### [TASK TO CARRY OUT]
Work through the records below and tally every line containing "this". Reply with the total alone.

### [SUPPLIED MATERIAL]
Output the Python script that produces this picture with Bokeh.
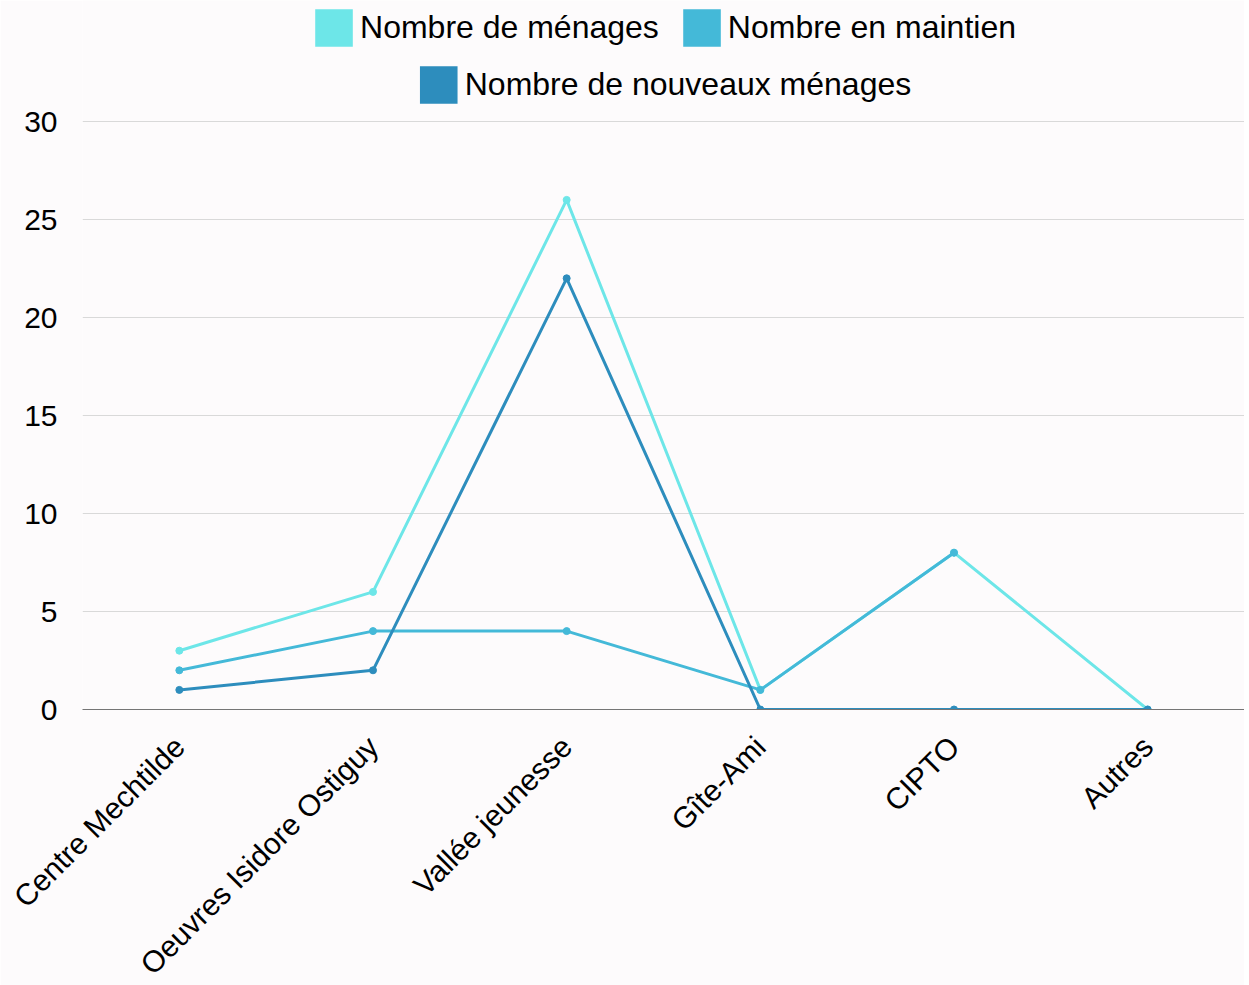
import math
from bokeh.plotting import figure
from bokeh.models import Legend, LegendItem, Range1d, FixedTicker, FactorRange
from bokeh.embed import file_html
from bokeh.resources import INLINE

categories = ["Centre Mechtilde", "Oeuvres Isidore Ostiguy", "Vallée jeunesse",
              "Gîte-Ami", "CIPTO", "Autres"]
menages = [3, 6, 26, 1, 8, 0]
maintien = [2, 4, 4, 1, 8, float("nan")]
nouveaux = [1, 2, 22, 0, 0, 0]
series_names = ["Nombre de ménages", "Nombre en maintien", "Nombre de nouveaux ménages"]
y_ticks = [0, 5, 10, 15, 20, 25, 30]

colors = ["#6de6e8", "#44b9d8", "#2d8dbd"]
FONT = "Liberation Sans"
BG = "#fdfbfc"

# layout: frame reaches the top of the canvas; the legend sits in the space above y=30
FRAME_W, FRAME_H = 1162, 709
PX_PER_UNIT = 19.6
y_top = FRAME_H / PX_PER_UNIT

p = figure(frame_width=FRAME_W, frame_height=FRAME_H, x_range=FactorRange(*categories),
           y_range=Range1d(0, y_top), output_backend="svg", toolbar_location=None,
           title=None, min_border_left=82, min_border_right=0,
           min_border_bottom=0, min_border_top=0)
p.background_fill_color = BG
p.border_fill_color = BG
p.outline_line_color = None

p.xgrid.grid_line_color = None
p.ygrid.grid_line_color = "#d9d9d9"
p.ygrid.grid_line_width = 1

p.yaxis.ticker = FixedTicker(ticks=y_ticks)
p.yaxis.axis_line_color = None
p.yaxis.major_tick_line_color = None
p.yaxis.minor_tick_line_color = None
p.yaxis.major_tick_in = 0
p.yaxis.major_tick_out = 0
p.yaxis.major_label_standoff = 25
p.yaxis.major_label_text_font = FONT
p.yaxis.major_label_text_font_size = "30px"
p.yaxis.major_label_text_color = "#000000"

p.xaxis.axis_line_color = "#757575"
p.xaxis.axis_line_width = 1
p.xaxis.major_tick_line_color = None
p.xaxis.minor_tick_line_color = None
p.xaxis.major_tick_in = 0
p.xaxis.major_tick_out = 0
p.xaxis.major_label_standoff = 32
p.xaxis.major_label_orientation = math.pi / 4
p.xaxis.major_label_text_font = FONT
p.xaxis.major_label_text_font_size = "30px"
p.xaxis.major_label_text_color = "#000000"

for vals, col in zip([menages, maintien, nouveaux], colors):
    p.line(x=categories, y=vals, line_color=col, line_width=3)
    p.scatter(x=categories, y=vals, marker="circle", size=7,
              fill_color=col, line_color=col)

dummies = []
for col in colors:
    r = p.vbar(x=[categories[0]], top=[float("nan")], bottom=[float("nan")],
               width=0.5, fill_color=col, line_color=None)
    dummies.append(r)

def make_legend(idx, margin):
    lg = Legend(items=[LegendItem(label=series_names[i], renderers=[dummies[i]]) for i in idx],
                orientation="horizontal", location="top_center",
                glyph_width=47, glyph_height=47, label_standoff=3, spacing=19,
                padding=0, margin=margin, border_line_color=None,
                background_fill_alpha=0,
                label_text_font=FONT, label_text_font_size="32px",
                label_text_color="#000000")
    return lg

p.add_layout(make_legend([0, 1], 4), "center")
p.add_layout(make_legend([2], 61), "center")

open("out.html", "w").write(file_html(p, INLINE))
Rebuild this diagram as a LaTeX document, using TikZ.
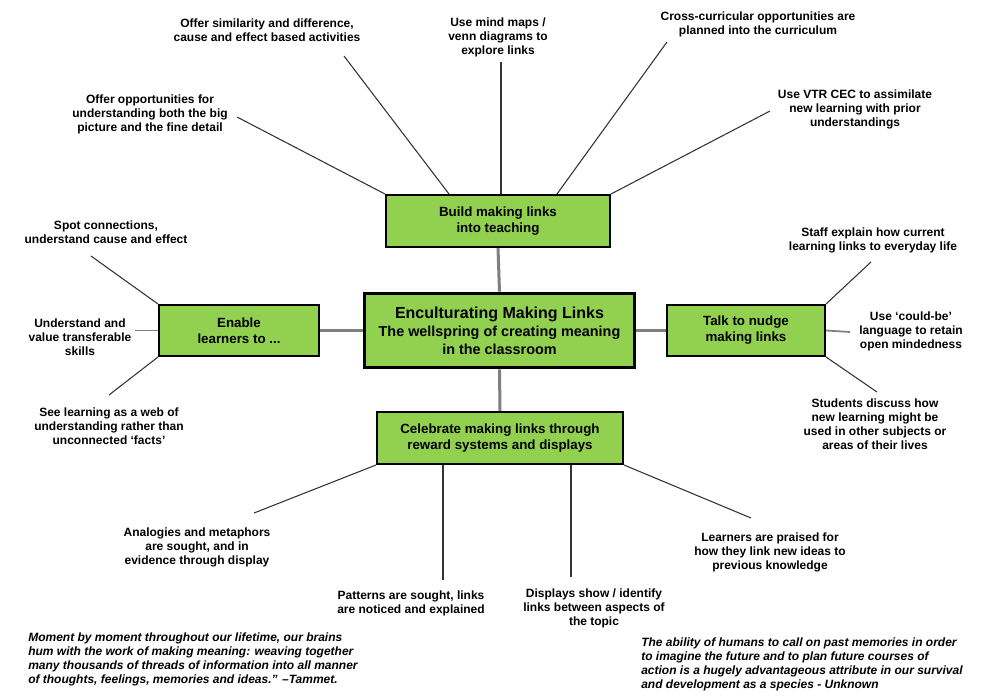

### [THE RESULT]
2